The TIGER team members design the Corridor, the adjacent communities and arterial roadways, and will operate in response to the transportation fixtures cemented by the Connector. Theirs will be the world of plazas and urban gardens, of lighted gateways, public art and economic revitalization. In that regard, they are not beholden to the design restrictions set by the ROD, but can encourage further deviation to an extent.
The TIGER team is thus fundamentally reactive in procedure, though it has leverage to be proactive on the Connector's final design — ostensibly, the will of the people and the ear of the federal government.
To the extent that the Connector and Corridor must interact, there is considerable murkiness as to how. Currently, parties representing the TIGER-grant team and DOTD are working on a Memorandum of Understanding that will outline what each player is responsible for, and what authority they have over which decision. Having a more direct line to the federal government — which will likely provide most of the estimated $700 million to $1 billion needed to complete the project — gives LCG something of a trump card, though it's unclear what that means in practice.
At the TIGER grant announcement event on Dec. 1, Mayor-President Joey Durel said he hated to use the word “mitigate.” But that’s precisely what the TIGER grant does — provide a chance to make the best of a bad situation for those in the immediate impact zone.
Want to get involved? Attend the local Sierra Club’s “Y-49” meeting on Dec. 3 at the Lafayette Public Library Downtown. Meeting starts at 6 p.m.
To be sure, the current state of the Evangeline Thruway corridor, the general alignment for the Connector, is blighted and bleak. At that same event, City-Parish Council Chairman Kenneth Boudreaux pointed out that, with the TIGER grant and infrastructural attention paid with a major highway project, the adjacent communities will get economic attention long neglected by a city sprawling southward and outward.
We’re already just under two months into DOTD’s 18-month design process, and things seem somewhat tense and stale. DOTD, for its part, has consistently messaged that the Connector’s design is more or less complete as of the 2002 ROD. Stantec consultant Steve Wallace infamously likened the current phase of design to that of picking out shingles and wall colors for a house. Their fear in all of this, it seems, is that if we revisit 15-year-old plans based on 15-year-old data, we’ll have to do it all over again.
We have some say in how this thing gets built, but it's unclear that we have a say in "if" the thing gets built. For its part, the DOTD/Stantec team has insisted that the ROD is an immovable fixture.

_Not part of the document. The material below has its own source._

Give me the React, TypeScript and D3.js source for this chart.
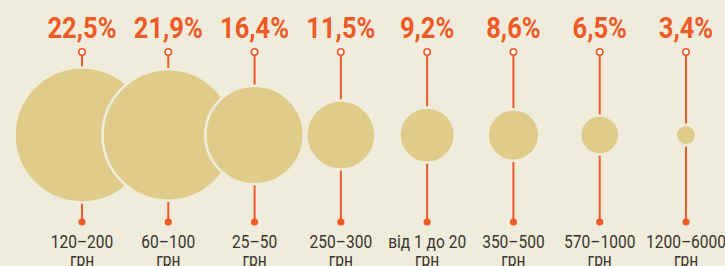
import * as d3 from 'd3';
import React, { useEffect, useRef } from 'react';

const categories: string[] = [
  '120–200',
  '60–100',
  '25–50',
  '250–300',
  'від 1 до 20',
  '350–500',
  '570–1000',
  '1200–6000',
];
const shares: number[] = [22.5, 21.9, 16.4, 11.5, 9.2, 8.6, 6.5, 3.4];
const unitLabel = 'грн';

const width = 725;
const height = 266;
const bg = '#f0ecdb';
const orange = '#ee5a27';
const bubble = '#dfcc8a';
const textDark = '#3a3530';
const font = "Roboto, 'Noto Sans', sans-serif";

const locale = d3.formatLocale({ decimal: ',', thousands: ' ', grouping: [3], currency: ['', ''] });
const fmt = locale.format('.1f');

const App: React.FC = () => {
  const ref = useRef<SVGSVGElement>(null);
  useEffect(() => {
    const svg = d3.select(ref.current);
    svg.selectAll('*').remove();

    const x = d3
      .scalePoint<string>()
      .domain(categories)
      .range([82, 686]);
    const r = d3.scaleLinear().domain([0, 22.5]).range([0, 67.5]);
    const cy = 135;
    const topY = 52;
    const bottomY = 222;

    svg.append('rect').attr('width', width).attr('height', height).attr('fill', bg);

    const items = categories.map((c, i) => ({ cat: c, value: shares[i] }));

    // stems behind the bubbles
    svg
      .append('g')
      .selectAll('line')
      .data(items)
      .join('line')
      .attr('x1', (d) => x(d.cat) || 0)
      .attr('x2', (d) => x(d.cat) || 0)
      .attr('y1', topY)
      .attr('y2', bottomY)
      .attr('stroke', orange)
      .attr('stroke-width', 2);

    svg
      .append('g')
      .selectAll('circle')
      .data(items)
      .join('circle')
      .attr('cx', (d) => x(d.cat) || 0)
      .attr('cy', cy)
      .attr('r', (d) => r(d.value))
      .attr('fill', bubble)
      .attr('stroke', bg)
      .attr('stroke-width', 2.5);

    svg
      .append('g')
      .selectAll('circle')
      .data(items)
      .join('circle')
      .attr('cx', (d) => x(d.cat) || 0)
      .attr('cy', topY)
      .attr('r', 3.2)
      .attr('fill', '#fff')
      .attr('stroke', orange)
      .attr('stroke-width', 1.6);

    svg
      .append('g')
      .selectAll('circle')
      .data(items)
      .join('circle')
      .attr('cx', (d) => x(d.cat) || 0)
      .attr('cy', bottomY)
      .attr('r', 3.6)
      .attr('fill', orange);

    // condensed look: squeeze glyphs horizontally
    svg
      .append('g')
      .selectAll('text')
      .data(items)
      .join('text')
      .attr('transform', (d) => `translate(${x(d.cat) || 0},37.5) scale(0.88,1)`)
      .attr('text-anchor', 'middle')
      .attr('font-family', font)
      .attr('font-weight', 'bold')
      .attr('font-size', 29)
      .attr('fill', orange)
      .text((d) => fmt(d.value) + '%');

    const labels = svg
      .append('g')
      .selectAll('g')
      .data(items)
      .join('g')
      .attr('transform', (d) => `translate(${x(d.cat) || 0},0) scale(0.84,1)`)
      .attr('text-anchor', 'middle')
      .attr('font-family', font)
      .attr('font-size', 18.5)
      .attr('fill', textDark);
    labels
      .append('text')
      .attr('y', 248)
      .text((d) => d.cat);
    labels
      .append('text')
      .attr('y', 266)
      .text(unitLabel);
  }, []);
  return (
    <div className="bubble-shares">
      <svg ref={ref} width={width} height={height} style={{ position: 'absolute', left: 0, top: 0 }}></svg>
    </div>
  );
};

export default App;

What confuses that message is the fact that the ROD is currently under re-evaluation as required by DOTD’s own procedures.
The 2002 Final EIS used to create it stood on demographic data gathered only as late as 1990. At a Sierra Club sponsored forum on Dec. 3, DOTD Project Manager Toby Picard assured folks that DOTD is accounting for environmental changes in the proposed right of way contained in the I-49 ROD. In that same meeting, Picard repeated that significant changes to planning elements cemented in the ROD would pose a risk to the document's validity in the eyes of the federal government.
To what extent DOTD's CSS consultants and the parallel TIGER grant operatives can propose changes that threaten what is enshrined in the ROD and still move forward with the project is unclear. No doubt as the two groups hammer out the roles they'll be playing going forward, we'll get a better idea.